On Thursday, I was the keynote speaker at the Family Preservation Conference held at Houston’s Reliant Crown Plaza. When I was invited to speak I really wasn’t sure that I had the time to prepare a presentation and wasn’t convinced that I was the right person to be presenting. After all, it had been a long time since I had worked in mental health. But Alvin Sallee of New Mexico State University and a founder of the Family Preservation Institute urged me to speak, saying, “It is in your blood. It’s what you’ve been doing all your life.”
So with that encouragement and still very little time to work on a speech, I decided to present on both my works in New Mexico with the Consortium for Behavioral Health, Training, Evaluation and Research (CBHTER), and my work many years ago at the Centro de Bienestar in San Jose. I also the Behavioral Health Collaborative, which consists of eighteen agencies working together to coordinate and improve behavioral health services in New Mexico.
All of this work is consistent with family preservation, which is holistic, believes in empowering family members, and promotes advocacy, education, and the improvement of family life. Family preservation believes that, in most cases, strengthening and preserving the family is better than removing children from the family unit. It assumes that family remediation works, that family members can learn new behaviors and that social workers can help promote that process.

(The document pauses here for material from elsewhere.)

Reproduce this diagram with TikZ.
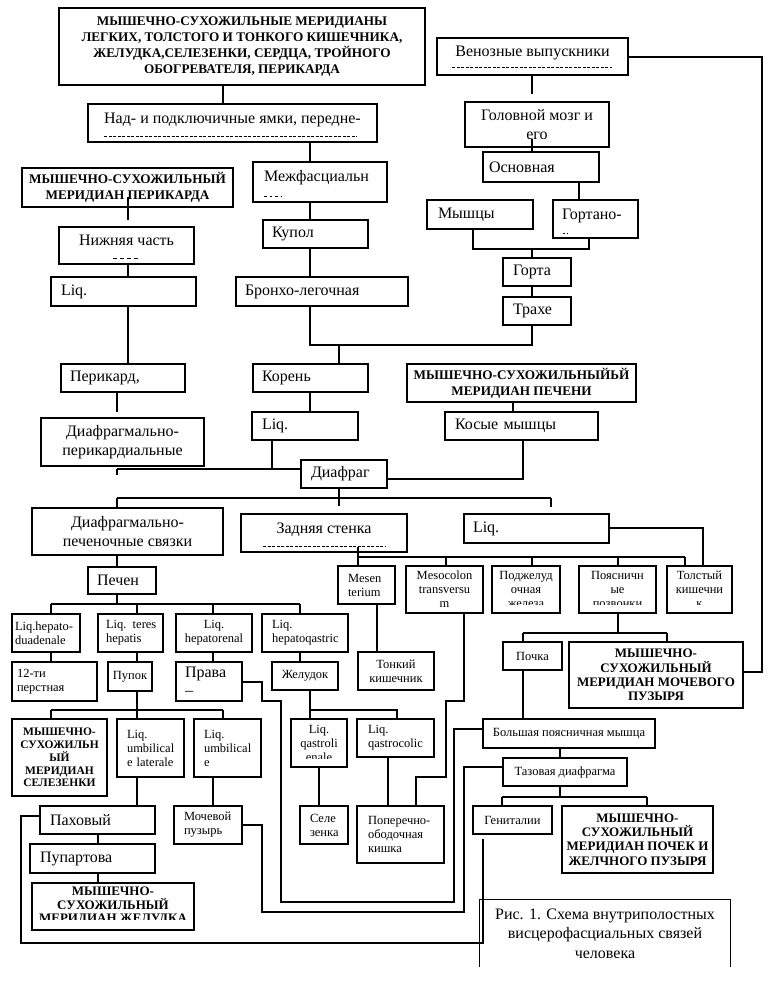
\documentclass[tikz,border=0pt]{standalone}
\usepackage{fontspec}
\setmainfont{Liberation Serif}
\usetikzlibrary{calc}
\newcommand\fN{\fontsize{16}{18.5}\selectfont}
\newcommand\fS{\fontsize{12.5}{14}\selectfont}
\newcommand\fB{\fontsize{13.2}{16.3}\selectfont\bfseries}
\newcommand\fBt{\fontsize{13}{14.4}\selectfont\bfseries}
\newcommand\fBz{\fontsize{13}{13.5}\selectfont\bfseries}
\newcommand\fBs{\fontsize{11.5}{12.8}\selectfont\bfseries}
\newcommand\fC{\fontsize{16}{19.5}\selectfont}
\tikzset{
  bxs/.style={draw, line width=1.2pt, outer sep=0pt, inner xsep=2pt, inner ysep=0pt, font=\fN, align=center},
  lft/.code={\pgfmathsetmacro\bxtw{\bxw-2*#1}\edef\bxtmp{\noexpand\tikzset{align=left,inner xsep=#1pt,text width=\bxtw pt}}\bxtmp},
  lft/.default=9,
  sm/.style={font=\fS},
  bd/.style={font=\fB},
  hiTxt/.style={text depth=#1},
  hiTxt/.default=9.5pt,
  ln/.style={line width=1.2pt},
  crow/.style={line width=0.8pt, dash pattern=on 3pt off 1.5pt},
}
\newcommand\bx[7][]{%
  \pgfmathsetmacro\bxw{#5-#3}%
  \pgfmathsetmacro\bxh{#6-#4}%
  \pgfmathsetmacro\bxx{(#3+#5)/2}%
  \pgfmathsetmacro\bxy{(#4+#6)/2}%
  \node[bxs,minimum width=\bxw pt,minimum height=\bxh pt,#1] (#2) at (\bxx,\bxy) {#7};}
\newcommand\bxc[8][]{%
  \begin{scope}
  \clip (#3-4,#4-4) rectangle (#5+4,#6-#7);
  \bx[#1]{#2}{#3}{#4}{#5}{#6}{#8}
  \end{scope}
  \draw[ln] (#2.south west) rectangle (#2.north east);}
\newcommand\vl[3]{\draw[ln] (#2.south -| #1,0) -- (#3.north -| #1,0);}
\begin{document}
\begin{tikzpicture}[x=1pt,y=-1pt]
\fill[white] (0,0) rectangle (775,995);
\useasboundingbox (0,0) rectangle (775,995);

% boxes
\bx[bd]{top}{59}{8}{425}{85}{МЫШЕЧНО-СУХОЖИЛЬНЫЕ МЕРИДИАНЫ\\ЛЕГКИХ, ТОЛСТОГО И ТОНКОГО КИШЕЧНИКА,\\ЖЕЛУДКА,СЕЛЕЗЕНКИ, СЕРДЦА, ТРОЙНОГО\\ОБОГРЕВАТЕЛЯ, ПЕРИКАРДА}
\bx[hiTxt]{venoz}{437}{38}{628}{75}{Венозные выпускники}
\bx[hiTxt]{nad}{88}{104}{377}{142}{Над- и подключичные ямки, передне-}
\bx{golov}{465}{102}{609}{147}{Головной мозг и\\его}
\bx[bd]{ptitle}{22}{168}{233}{207}{МЫШЕЧНО-СУХОЖИЛЬНЫЙ\\МЕРИДИАН ПЕРИКАРДА}
\bx[lft=11,hiTxt=11.5pt]{mezh}{253}{162}{387}{202}{Межфасциальн}
\bx[lft=6]{osn}{483}{152}{599}{182}{Основная}
\bx[lft=11]{myshc}{427}{200}{533}{229}{Мышцы}
\bx[lft=9,hiTxt=9pt]{gortano}{553}{200}{638}{238}{Гортано-}
\bx[hiTxt]{nizh}{59}{227}{194}{264}{Нижняя часть}
\bx[lft=9]{kupol}{263}{220}{368}{248}{Купол}
\bx[lft=10]{gorta}{503}{258}{571}{286}{Горта}
\bx[lft=10]{liq1}{51}{277}{196}{306}{Liq.}
\bx[lft=9]{bronh}{236}{277}{408}{306}{Бронхо-легочная}
\bx[lft=10]{trahe}{503}{297}{571}{325}{Трахе}
\bx[lft=9]{perikard}{61}{364}{185}{392}{Перикард,}
\bx[lft=9]{koren}{253}{364}{368}{392}{Корень}
\bx[bd]{pechtitle}{407}{364}{636}{402}{МЫШЕЧНО-СУХОЖИЛЬНЫЙЬЙ\\МЕРИДИАН ПЕЧЕНИ}
\bx{dpk}{41}{418}{204}{466}{Диафрагмально-\\перикардиальные}
\bx[lft=10]{liq2}{252}{412}{358}{440}{Liq.}
\bx[lft=10]{kosye}{445}{412}{598}{440}{Косые мышцы}
\bx[lft=10]{diafrag}{301}{460}{387}{488}{Диафраг}
\bx{dps}{32}{508}{223}{555}{Диафрагмально-\\печеночные связки}
\bx[hiTxt]{zadn}{241}{514}{407}{552}{Задняя стенка}
\bx[lft=9]{liq3}{464}{514}{609}{543}{Liq.}
\bx[lft=9]{pechen}{88}{567}{156}{594}{Печен}
\bx[sm,lft=10]{mesen}{338}{566}{395}{604}{Mesen\\terium}
\bx[sm]{mesoc}{406}{566}{483}{613}{Mesocolon\\transversu\\m}
\bxc[sm]{podzh}{492}{566}{560}{613}{9}{Поджелуд\\очная\\железа}
\bxc[sm]{poyas}{579}{566}{656}{613}{9}{Поясничн\\ые\\позвонки}
\bxc[sm]{tolst}{667}{566}{732}{613}{9}{Толстый\\кишечни\\к}
\bx[sm,lft=3]{hd}{12}{614}{80}{652}{Liq.hepato-\\duadenale}
\bx[sm,lft=8]{teres}{98}{614}{163}{652}{\mbox{Liq. teres}\\hepatis}
\bx[sm]{hr}{176}{614}{252}{652}{Liq.\\hepatorenal}
\bx[sm,lft=10]{hq}{262}{614}{348}{652}{Liq.\\hepatoqastric}
\bx[sm]{tonk}{358}{652}{434}{690}{Тонкий\\кишечник}
\bx[sm,lft=5]{d12}{12}{662}{97}{701}{12-ти\\перстная}
\bx[sm]{pupok}{108}{662}{152}{691}{Пупок}
\bx[lft=9]{prava}{176}{662}{242}{701}{Права\\–}
\bx[sm]{zhel}{272}{662}{338}{690}{Желудок}
\bx[sm]{pochka}{503}{642}{562}{670}{Почка}
\bx[font=\fBt]{moch}{569}{642}{743}{708}{МЫШЕЧНО-\\СУХОЖИЛЬНЫЙ\\МЕРИДИАН МОЧЕВОГО\\ПУЗЫРЯ}
\bx[font=\fBs]{sel}{12}{719}{107}{796}{МЫШЕЧНО-\\СУХОЖИЛЬН\\ЫЙ\\МЕРИДИАН\\СЕЛЕЗЕНКИ}
\bx[sm,lft=10]{uml}{117}{719}{184}{777}{Liq.\\umbilical\\e laterale}
\bx[sm,lft=10]{ume}{194}{719}{261}{777}{Liq.\\umbilical\\e}
\bxc[sm]{ql}{291}{719}{347}{767}{9}{Liq.\\qastroli\\enale}
\bx[sm,lft=11]{qc}{357}{719}{434}{757}{Liq.\\qastrocolic}
\bx[sm]{bolsh}{483}{719}{655}{748}{Большая поясничная мышца}
\bx[sm]{taz}{503}{758}{627}{786}{Тазовая диафрагма}
\bx[lft=10]{pah}{40}{806}{155}{834}{Паховый}
\bx[sm,lft=10]{moch2}{174}{806}{242}{844}{Мочевой\\пузырь}
\bx[sm,lft=10]{sele}{300}{806}{348}{844}{Селе\\зенка}
\bx[sm,lft=11]{poper}{357}{806}{444}{863}{Поперечно-\\ободочная\\кишка}
\bx[sm]{genit}{473}{806}{552}{834}{Гениталии}
\bx[font=\fBt]{pochki}{562}{806}{713}{873}{МЫШЕЧНО-\\СУХОЖИЛЬНЫЙ\\МЕРИДИАН ПОЧЕК И\\ЖЕЛЧНОГО ПУЗЫРЯ}
\bx[lft=10]{pupart}{30}{844}{155}{873}{Пупартова}
\bxc[font=\fBz]{zheltitle}{32}{883}{194}{930}{11}{МЫШЕЧНО-\\СУХОЖИЛЬНЫЙ\\МЕРИДИАН ЖЕЛУДКА}
\node[font=\fC, align=center, minimum width=250pt, minimum height=67pt, inner sep=0pt] (cap) at (605,933.5) {Рис. 1. Схема внутриполостных\\висцерофасциальных связей\\человека};
\draw[ln] (cap.south west) -- (cap.north west) -- (cap.north east) -- (cap.south east);

% clipped text rows
\draw[crow] (452,67) -- (612,67);
\draw[crow] (104,136) -- (357,136);
\draw[crow,dash pattern=on 2.5pt off 3pt] (264,196) -- (281,196);
\draw[crow,dash pattern=on 4pt off 3pt] (113,258) -- (141,258);
\draw[crow] (263,546) -- (385,546);
\draw[crow,dash pattern=on 1.5pt off 2pt] (563,233) -- (569,233);

% connectors
\vl{223}{top}{nad}
\vl{310}{nad}{mezh}
\vl{310}{mezh}{kupol}
\vl{310}{kupol}{bronh}
\draw[ln] (bronh.south -| 310,0) -- (310,345) -- (532,345) -- (trahe.south -| 532,0);
\draw[ln] (339,345) -- (koren.north -| 339,0);
\vl{310}{koren}{liq2}
\draw[ln] (liq2.south -| 272,0) -- (272,469);
\draw[ln] (117,469) -- (diafrag.west |- 0,469);
\draw[ln] (117,469) -- (117,475);
\draw[ln] (diafrag.east |- 0,479) -- (523,479) -- (kosye.south -| 523,0);
\vl{513}{pechtitle}{kosye}
\draw[ln] (venoz.east |- 0,57) -- (762,57) -- (762,672) -- (moch.east |- 0,672);
\coordinate (vz) at (532,94);
\draw[ln] (venoz.south -| 532,0) -- (vz);
\draw[ln] (532,139) -- (osn.north -| 532,0);
\vl{579}{osn}{gortano}
\draw[ln] (myshc.south -| 473,0) -- (473,249) -- (589,249) -- (gortano.south -| 589,0);
\draw[ln] (532,249) -- (gorta.north -| 532,0);
\vl{532}{gorta}{trahe}
\coordinate (pz) at (128,220);
\draw[ln] (128,197) -- (pz);
\vl{128}{nizh}{liq1}
\vl{128}{liq1}{perikard}
\coordinate (pk) at (117,412);
\draw[ln] (perikard.south -| 117,0) -- (pk);
\draw[ln] (diafrag.south -| 339,0) -- (339,506);
\draw[ln] (117,498) -- (551,498);
\draw[ln] (117,498) -- (dps.north -| 117,0);
\draw[ln] (551,498) -- (551,507);
\draw[ln] (358,547) -- (mesen.north -| 358,0);
\draw[ln] (358,557) -- (685,557);
\draw[ln] (446,557) -- (mesoc.north -| 446,0);
\draw[ln] (532,557) -- (podzh.north -| 532,0);
\draw[ln] (618,557) -- (poyas.north -| 618,0);
\draw[ln] (685,557) -- (tolst.north -| 685,0);
\draw[ln] (liq3.east |- 0,528) -- (703,528) -- (tolst.north -| 703,0);
\vl{117}{dps}{pechen}
\draw[ln] (pechen.south -| 117,0) -- (117,604);
\draw[ln] (51,604) -- (300,604);
\draw[ln] (51,604) -- (hd.north -| 51,0);
\draw[ln] (137,604) -- (teres.north -| 137,0);
\draw[ln] (213,604) -- (hr.north -| 213,0);
\draw[ln] (300,604) -- (hq.north -| 300,0);
\vl{51}{hd}{d12}
\vl{137}{teres}{pupok}
\vl{213}{hr}{prava}
\vl{300}{hq}{zhel}
\draw[ln] (pupok.south -| 137,0) -- (137,710);
\draw[ln] (51,710) -- (223,710);
\draw[ln] (51,710) -- (sel.north -| 51,0);
\draw[ln] (137,710) -- (uml.north -| 137,0);
\draw[ln] (223,710) -- (ume.north -| 223,0);
\vl{137}{uml}{pah}
\vl{98}{pah}{pupart}
\vl{98}{pupart}{zheltitle}
\vl{213}{ume}{moch2}
\vl{377}{mesen}{tonk}
\draw[ln] (zhel.south -| 310,0) -- (310,710) -- (397,710) -- (qc.north -| 397,0);
\draw[ln] (310,710) -- (ql.north -| 310,0);
\vl{319}{ql}{sele}
\vl{388}{qc}{poper}
\draw[ln] (mesoc.south -| 464,0) -- (464,701) -- (446,701) -- (446,777) -- (416,777) -- (poper.north -| 416,0);
\draw[ln] (poyas.south -| 618,0) -- (618,633);
\draw[ln] (523,633) -- (667,633);
\draw[ln] (523,633) -- (pochka.north -| 523,0);
\draw[ln] (667,633) -- (moch.north -| 667,0);
\vl{523}{pochka}{bolsh}
\vl{560}{bolsh}{taz}
\draw[ln] (taz.south -| 560,0) -- (560,797);
\draw[ln] (502,797) -- (647,797);
\draw[ln] (502,797) -- (genit.north -| 502,0);
\draw[ln] (647,797) -- (pochki.north -| 647,0);
\draw[ln] (prava.east |- 0,682) -- (262,682) -- (262,701) -- (281,701) -- (281,902) -- (454,902) -- (454,729) -- (bolsh.west |- 0,729);
\draw[ln] (moch2.east |- 0,825) -- (262,825) -- (262,912) -- (464,912) -- (464,767) -- (taz.west |- 0,767);
\coordinate (gz) at (483,839);
\draw[ln] (pah.west |- 0,816) -- (21,816) -- (21,943) -- (483,943) -- (gz);
\end{tikzpicture}
\end{document}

The work of the Centro de Bienestar was similar. Centro de Bienestar in English means the Center for Well-Being. It was founded on a perspective that the social fabric, families and social networks, are important elements for community mental health.
Under this perspective, the individual is viewed in the context of their social setting, including the family. Where possible, social networks—friends, family, the church and other important part of that fabric are brought to bear on the healing process. We recognized that social work and therapeutic techniques evolve based on the needs of clients and society.
I explained that we had formed cross teams that included social workers, clinical psychologists, licensed marriage and family therapists, community mental health workers, etc. Community mental health workers were encouraged to pursue certificates and degrees, and several became licensed therapists.
I discussed some of these approaches and urged conference participants to take a research and practice approach: to apply what they learn, write and present on their practices, and share their work with others as many had done at the conference I also urged them to consider the public policy implications of their work, to advocate for their clients, and to advocate for changes in law and policy that benefit their clients, family preservation, and society.
I ended with a couple of quotes on family. Alex Haley, author of “Roots,” wrote: “In every conceivable manner, family is the link to our past, the bridge to our future.” Preserving family preserves society, and it too is a bridge to the future. Finally, I quoted a sign I read at a barber shop: “Families are like fudge…mostly sweet with a lot of nuts.” It’s our job to bring it all together.